# Supplied information start
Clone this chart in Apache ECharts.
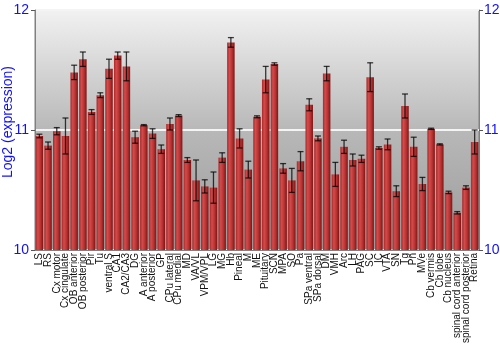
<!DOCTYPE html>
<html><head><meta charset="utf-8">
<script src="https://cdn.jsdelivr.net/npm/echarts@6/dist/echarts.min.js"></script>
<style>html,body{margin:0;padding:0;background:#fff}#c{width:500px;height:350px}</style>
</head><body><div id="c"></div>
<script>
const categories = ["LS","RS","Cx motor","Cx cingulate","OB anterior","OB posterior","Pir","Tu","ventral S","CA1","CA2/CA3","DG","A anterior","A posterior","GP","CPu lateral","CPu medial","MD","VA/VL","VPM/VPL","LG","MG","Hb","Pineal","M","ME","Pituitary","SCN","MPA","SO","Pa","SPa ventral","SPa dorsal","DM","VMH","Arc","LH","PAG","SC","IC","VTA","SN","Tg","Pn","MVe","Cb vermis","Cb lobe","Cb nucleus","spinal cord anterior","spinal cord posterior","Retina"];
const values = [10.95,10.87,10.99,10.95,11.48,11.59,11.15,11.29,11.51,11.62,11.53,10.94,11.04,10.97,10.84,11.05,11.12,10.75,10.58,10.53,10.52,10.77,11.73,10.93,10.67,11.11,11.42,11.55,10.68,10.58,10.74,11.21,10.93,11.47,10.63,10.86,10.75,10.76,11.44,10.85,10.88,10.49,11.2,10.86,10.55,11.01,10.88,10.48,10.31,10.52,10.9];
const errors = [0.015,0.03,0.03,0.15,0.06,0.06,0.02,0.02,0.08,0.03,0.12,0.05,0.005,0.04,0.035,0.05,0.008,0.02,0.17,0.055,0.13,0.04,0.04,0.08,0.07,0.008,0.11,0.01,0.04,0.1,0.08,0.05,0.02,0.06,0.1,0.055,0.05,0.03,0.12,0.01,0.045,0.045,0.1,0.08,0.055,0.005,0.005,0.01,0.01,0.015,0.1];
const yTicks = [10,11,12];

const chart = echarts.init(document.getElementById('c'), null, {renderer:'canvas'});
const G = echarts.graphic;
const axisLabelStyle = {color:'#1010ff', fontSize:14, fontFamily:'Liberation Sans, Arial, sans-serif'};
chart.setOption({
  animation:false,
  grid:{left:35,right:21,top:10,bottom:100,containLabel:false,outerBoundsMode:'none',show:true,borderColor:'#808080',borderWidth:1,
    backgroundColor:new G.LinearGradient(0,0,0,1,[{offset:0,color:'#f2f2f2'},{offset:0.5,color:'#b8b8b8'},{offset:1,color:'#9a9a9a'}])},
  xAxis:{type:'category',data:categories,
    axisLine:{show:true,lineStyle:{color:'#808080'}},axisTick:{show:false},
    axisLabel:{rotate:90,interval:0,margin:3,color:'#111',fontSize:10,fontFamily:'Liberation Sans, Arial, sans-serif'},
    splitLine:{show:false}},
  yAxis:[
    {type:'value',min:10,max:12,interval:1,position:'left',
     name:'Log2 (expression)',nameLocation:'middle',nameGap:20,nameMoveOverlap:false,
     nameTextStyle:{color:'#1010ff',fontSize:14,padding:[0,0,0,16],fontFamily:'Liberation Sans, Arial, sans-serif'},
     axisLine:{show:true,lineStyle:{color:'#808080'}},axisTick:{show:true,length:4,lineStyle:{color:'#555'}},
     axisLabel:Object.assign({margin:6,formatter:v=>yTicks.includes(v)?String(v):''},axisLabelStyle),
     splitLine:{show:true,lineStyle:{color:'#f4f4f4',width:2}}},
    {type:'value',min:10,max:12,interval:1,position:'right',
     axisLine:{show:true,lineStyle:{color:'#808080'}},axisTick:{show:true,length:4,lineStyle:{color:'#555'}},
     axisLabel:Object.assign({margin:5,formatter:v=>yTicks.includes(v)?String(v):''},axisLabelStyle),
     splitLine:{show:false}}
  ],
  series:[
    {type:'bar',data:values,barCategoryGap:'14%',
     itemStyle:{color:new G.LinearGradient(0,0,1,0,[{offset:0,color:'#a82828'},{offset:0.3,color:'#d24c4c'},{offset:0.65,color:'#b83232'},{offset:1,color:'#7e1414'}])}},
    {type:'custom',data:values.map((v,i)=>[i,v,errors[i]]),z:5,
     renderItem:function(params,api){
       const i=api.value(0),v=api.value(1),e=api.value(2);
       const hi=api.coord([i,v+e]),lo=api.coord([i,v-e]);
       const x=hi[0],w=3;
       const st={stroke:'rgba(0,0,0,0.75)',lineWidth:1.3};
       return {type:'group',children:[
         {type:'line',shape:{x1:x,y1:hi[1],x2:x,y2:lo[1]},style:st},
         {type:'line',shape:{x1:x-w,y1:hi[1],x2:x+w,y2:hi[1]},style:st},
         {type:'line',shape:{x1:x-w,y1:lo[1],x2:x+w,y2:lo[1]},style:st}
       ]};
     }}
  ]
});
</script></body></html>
# Supplied information end
* _Problem_
Keep the pictures out of the copy and write out the data exactly as it stands.

* _Task response_
Clone this chart in Apache ECharts.
<!DOCTYPE html>
<html><head><meta charset="utf-8">
<script src="https://cdn.jsdelivr.net/npm/echarts@6/dist/echarts.min.js"></script>
<style>html,body{margin:0;padding:0;background:#fff}#c{width:500px;height:350px}</style>
</head><body><div id="c"></div>
<script>
const categories = ["LS","RS","Cx motor","Cx cingulate","OB anterior","OB posterior","Pir","Tu","ventral S","CA1","CA2/CA3","DG","A anterior","A posterior","GP","CPu lateral","CPu medial","MD","VA/VL","VPM/VPL","LG","MG","Hb","Pineal","M","ME","Pituitary","SCN","MPA","SO","Pa","SPa ventral","SPa dorsal","DM","VMH","Arc","LH","PAG","SC","IC","VTA","SN","Tg","Pn","MVe","Cb vermis","Cb lobe","Cb nucleus","spinal cord anterior","spinal cord posterior","Retina"];
const values = [10.95,10.87,10.99,10.95,11.48,11.59,11.15,11.29,11.51,11.62,11.53,10.94,11.04,10.97,10.84,11.05,11.12,10.75,10.58,10.53,10.52,10.77,11.73,10.93,10.67,11.11,11.42,11.55,10.68,10.58,10.74,11.21,10.93,11.47,10.63,10.86,10.75,10.76,11.44,10.85,10.88,10.49,11.2,10.86,10.55,11.01,10.88,10.48,10.31,10.52,10.9];
const errors = [0.015,0.03,0.03,0.15,0.06,0.06,0.02,0.02,0.08,0.03,0.12,0.05,0.005,0.04,0.035,0.05,0.008,0.02,0.17,0.055,0.13,0.04,0.04,0.08,0.07,0.008,0.11,0.01,0.04,0.1,0.08,0.05,0.02,0.06,0.1,0.055,0.05,0.03,0.12,0.01,0.045,0.045,0.1,0.08,0.055,0.005,0.005,0.01,0.01,0.015,0.1];
const yTicks = [10,11,12];

const chart = echarts.init(document.getElementById('c'), null, {renderer:'canvas'});
const G = echarts.graphic;
const axisLabelStyle = {color:'#1010ff', fontSize:14, fontFamily:'Liberation Sans, Arial, sans-serif'};
chart.setOption({
  animation:false,
  grid:{left:35,right:21,top:10,bottom:100,containLabel:false,outerBoundsMode:'none',show:true,borderColor:'#808080',borderWidth:1,
    backgroundColor:new G.LinearGradient(0,0,0,1,[{offset:0,color:'#f2f2f2'},{offset:0.5,color:'#b8b8b8'},{offset:1,color:'#9a9a9a'}])},
  xAxis:{type:'category',data:categories,
    axisLine:{show:true,lineStyle:{color:'#808080'}},axisTick:{show:false},
    axisLabel:{rotate:90,interval:0,margin:3,color:'#111',fontSize:10,fontFamily:'Liberation Sans, Arial, sans-serif'},
    splitLine:{show:false}},
  yAxis:[
    {type:'value',min:10,max:12,interval:1,position:'left',
     name:'Log2 (expression)',nameLocation:'middle',nameGap:20,nameMoveOverlap:false,
     nameTextStyle:{color:'#1010ff',fontSize:14,padding:[0,0,0,16],fontFamily:'Liberation Sans, Arial, sans-serif'},
     axisLine:{show:true,lineStyle:{color:'#808080'}},axisTick:{show:true,length:4,lineStyle:{color:'#555'}},
     axisLabel:Object.assign({margin:6,formatter:v=>yTicks.includes(v)?String(v):''},axisLabelStyle),
     splitLine:{show:true,lineStyle:{color:'#f4f4f4',width:2}}},
    {type:'value',min:10,max:12,interval:1,position:'right',
     axisLine:{show:true,lineStyle:{color:'#808080'}},axisTick:{show:true,length:4,lineStyle:{color:'#555'}},
     axisLabel:Object.assign({margin:5,formatter:v=>yTicks.includes(v)?String(v):''},axisLabelStyle),
     splitLine:{show:false}}
  ],
  series:[
    {type:'bar',data:values,barCategoryGap:'14%',
     itemStyle:{color:new G.LinearGradient(0,0,1,0,[{offset:0,color:'#a82828'},{offset:0.3,color:'#d24c4c'},{offset:0.65,color:'#b83232'},{offset:1,color:'#7e1414'}])}},
    {type:'custom',data:values.map((v,i)=>[i,v,errors[i]]),z:5,
     renderItem:function(params,api){
       const i=api.value(0),v=api.value(1),e=api.value(2);
       const hi=api.coord([i,v+e]),lo=api.coord([i,v-e]);
       const x=hi[0],w=3;
       const st={stroke:'rgba(0,0,0,0.75)',lineWidth:1.3};
       return {type:'group',children:[
         {type:'line',shape:{x1:x,y1:hi[1],x2:x,y2:lo[1]},style:st},
         {type:'line',shape:{x1:x-w,y1:hi[1],x2:x+w,y2:hi[1]},style:st},
         {type:'line',shape:{x1:x-w,y1:lo[1],x2:x+w,y2:lo[1]},style:st}
       ]};
     }}
  ]
});
</script></body></html>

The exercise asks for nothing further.